◆ Problem details: Pictures excluded, reproduce exactly the lines below from the one with "Reproduce this chart with Apache ECharts." through the one with "var groupTitles = ['IPN: CS1', 'PN: CS1'];", both included.

◆ Provided material:

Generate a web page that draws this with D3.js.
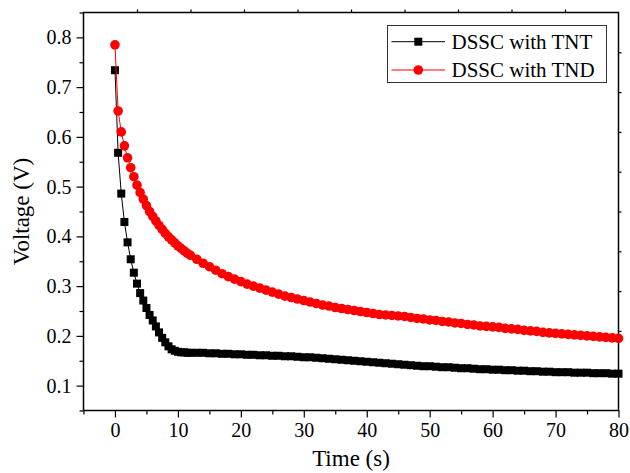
* * *
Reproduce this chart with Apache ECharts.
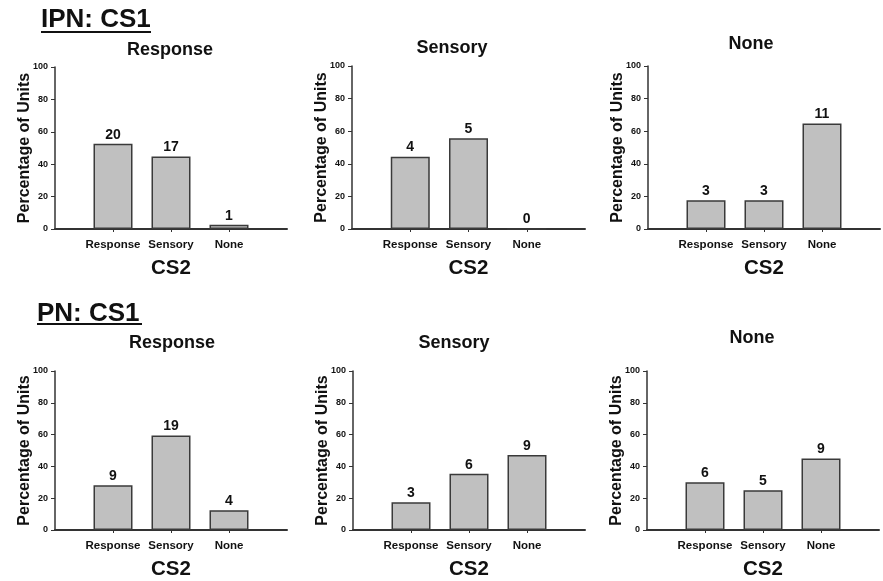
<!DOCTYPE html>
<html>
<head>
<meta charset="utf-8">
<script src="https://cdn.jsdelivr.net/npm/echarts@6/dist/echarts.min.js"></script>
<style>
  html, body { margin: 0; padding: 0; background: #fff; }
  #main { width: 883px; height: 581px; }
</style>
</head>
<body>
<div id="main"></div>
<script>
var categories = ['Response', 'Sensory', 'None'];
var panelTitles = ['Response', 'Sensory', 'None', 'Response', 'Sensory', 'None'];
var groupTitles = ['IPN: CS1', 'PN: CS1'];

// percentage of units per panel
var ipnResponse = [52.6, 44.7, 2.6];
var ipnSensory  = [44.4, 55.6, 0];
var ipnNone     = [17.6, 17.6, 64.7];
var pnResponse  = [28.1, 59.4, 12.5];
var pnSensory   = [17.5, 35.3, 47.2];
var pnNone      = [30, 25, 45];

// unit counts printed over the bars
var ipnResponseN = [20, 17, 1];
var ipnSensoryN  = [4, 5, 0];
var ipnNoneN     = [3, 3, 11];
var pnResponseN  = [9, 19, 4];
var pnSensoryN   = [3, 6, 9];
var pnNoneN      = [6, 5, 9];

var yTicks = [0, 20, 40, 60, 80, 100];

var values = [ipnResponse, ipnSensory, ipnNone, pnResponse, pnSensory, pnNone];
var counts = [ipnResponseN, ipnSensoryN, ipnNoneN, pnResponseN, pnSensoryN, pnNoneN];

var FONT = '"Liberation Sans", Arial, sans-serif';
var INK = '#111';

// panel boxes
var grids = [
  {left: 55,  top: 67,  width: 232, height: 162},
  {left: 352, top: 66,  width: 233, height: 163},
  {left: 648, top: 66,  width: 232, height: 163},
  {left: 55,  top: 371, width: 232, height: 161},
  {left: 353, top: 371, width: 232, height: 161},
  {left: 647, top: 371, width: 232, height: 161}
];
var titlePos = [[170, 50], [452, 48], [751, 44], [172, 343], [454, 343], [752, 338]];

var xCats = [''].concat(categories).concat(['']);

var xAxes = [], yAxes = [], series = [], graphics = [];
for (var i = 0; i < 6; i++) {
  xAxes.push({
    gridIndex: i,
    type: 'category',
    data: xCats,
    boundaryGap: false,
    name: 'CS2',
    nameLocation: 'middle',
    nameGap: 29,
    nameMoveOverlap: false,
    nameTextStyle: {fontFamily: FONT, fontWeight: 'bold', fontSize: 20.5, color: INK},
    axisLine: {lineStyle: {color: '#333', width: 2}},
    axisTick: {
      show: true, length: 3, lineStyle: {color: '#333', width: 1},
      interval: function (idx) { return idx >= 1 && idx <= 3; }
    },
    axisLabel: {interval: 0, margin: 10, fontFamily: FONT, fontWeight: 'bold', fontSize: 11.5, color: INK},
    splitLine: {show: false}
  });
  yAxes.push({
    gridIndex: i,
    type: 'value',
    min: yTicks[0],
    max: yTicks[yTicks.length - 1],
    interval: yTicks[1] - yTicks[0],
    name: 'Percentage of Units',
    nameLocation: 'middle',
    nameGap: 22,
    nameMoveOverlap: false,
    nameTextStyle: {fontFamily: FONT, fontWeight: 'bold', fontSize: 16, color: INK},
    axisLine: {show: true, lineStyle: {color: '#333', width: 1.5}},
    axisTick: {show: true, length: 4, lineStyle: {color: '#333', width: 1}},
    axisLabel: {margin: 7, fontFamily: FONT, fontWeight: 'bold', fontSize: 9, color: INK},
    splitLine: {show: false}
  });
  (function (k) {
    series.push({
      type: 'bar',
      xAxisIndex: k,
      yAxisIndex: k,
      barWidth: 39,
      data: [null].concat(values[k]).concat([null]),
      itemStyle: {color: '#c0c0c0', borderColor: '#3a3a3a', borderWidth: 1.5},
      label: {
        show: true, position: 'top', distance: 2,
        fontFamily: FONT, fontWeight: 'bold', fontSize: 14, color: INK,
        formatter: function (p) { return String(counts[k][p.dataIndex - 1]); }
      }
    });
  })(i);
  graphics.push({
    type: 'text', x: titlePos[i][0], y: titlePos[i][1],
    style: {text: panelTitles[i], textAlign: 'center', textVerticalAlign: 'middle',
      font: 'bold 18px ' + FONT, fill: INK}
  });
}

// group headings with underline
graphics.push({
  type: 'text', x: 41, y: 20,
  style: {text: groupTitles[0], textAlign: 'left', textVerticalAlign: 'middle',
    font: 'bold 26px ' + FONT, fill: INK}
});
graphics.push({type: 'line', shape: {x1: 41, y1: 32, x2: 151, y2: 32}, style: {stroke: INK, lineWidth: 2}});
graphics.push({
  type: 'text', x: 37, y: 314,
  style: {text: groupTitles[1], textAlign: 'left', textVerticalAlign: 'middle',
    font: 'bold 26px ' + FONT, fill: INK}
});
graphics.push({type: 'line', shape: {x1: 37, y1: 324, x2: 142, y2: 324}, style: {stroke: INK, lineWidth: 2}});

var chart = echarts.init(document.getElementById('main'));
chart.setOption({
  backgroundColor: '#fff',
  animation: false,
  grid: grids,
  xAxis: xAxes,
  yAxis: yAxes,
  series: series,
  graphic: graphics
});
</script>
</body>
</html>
...
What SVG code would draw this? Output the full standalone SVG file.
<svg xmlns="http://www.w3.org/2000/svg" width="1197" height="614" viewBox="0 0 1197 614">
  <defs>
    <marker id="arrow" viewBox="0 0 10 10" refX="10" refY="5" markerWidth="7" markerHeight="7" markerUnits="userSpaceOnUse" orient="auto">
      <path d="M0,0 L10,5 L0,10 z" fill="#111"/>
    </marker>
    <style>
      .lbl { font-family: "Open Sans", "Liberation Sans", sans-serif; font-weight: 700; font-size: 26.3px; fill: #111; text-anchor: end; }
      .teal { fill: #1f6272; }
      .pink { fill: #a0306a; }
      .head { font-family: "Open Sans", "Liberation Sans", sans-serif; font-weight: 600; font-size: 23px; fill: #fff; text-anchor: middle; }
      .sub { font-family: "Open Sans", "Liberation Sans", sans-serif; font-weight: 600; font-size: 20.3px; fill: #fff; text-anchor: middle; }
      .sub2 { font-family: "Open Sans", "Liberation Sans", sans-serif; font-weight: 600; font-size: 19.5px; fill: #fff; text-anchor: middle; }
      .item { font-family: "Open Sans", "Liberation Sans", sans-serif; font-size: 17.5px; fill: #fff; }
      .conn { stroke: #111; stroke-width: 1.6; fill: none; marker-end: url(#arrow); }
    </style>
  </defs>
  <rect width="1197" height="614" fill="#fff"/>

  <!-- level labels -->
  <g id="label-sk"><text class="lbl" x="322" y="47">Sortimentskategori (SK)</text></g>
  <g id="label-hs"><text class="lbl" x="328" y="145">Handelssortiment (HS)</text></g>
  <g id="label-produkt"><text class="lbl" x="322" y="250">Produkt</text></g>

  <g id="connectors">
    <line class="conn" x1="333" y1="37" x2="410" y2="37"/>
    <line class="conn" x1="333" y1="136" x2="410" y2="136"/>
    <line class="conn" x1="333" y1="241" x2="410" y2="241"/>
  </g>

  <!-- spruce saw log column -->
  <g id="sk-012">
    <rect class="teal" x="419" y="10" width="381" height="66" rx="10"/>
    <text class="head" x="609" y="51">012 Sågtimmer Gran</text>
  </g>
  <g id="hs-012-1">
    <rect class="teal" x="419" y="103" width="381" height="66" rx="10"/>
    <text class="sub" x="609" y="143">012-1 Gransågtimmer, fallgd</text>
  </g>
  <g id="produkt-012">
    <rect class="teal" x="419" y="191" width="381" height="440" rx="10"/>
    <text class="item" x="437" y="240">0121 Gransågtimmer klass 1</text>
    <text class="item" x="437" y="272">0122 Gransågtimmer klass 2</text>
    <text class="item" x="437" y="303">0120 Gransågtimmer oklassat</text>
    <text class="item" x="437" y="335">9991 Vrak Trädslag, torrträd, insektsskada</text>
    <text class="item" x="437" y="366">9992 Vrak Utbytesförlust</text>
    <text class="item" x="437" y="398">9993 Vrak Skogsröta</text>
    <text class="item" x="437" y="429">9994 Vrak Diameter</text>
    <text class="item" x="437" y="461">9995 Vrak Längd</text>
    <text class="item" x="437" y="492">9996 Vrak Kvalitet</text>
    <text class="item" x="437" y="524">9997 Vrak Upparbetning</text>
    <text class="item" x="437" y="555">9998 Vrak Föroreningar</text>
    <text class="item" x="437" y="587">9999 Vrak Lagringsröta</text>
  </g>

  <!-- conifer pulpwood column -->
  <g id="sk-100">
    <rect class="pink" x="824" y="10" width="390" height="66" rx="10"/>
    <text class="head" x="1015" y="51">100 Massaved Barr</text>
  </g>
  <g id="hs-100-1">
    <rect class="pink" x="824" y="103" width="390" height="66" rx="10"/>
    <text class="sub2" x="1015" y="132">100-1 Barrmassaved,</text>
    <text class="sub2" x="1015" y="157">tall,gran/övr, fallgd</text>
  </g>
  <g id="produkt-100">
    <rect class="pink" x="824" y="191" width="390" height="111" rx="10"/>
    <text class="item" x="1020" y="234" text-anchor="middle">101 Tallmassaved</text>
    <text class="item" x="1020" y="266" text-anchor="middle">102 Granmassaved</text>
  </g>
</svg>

◆ Task answer:
Reproduce this chart with Apache ECharts.
<!DOCTYPE html>
<html>
<head>
<meta charset="utf-8">
<script src="https://cdn.jsdelivr.net/npm/echarts@6/dist/echarts.min.js"></script>
<style>
  html, body { margin: 0; padding: 0; background: #fff; }
  #main { width: 883px; height: 581px; }
</style>
</head>
<body>
<div id="main"></div>
<script>
var categories = ['Response', 'Sensory', 'None'];
var panelTitles = ['Response', 'Sensory', 'None', 'Response', 'Sensory', 'None'];
var groupTitles = ['IPN: CS1', 'PN: CS1'];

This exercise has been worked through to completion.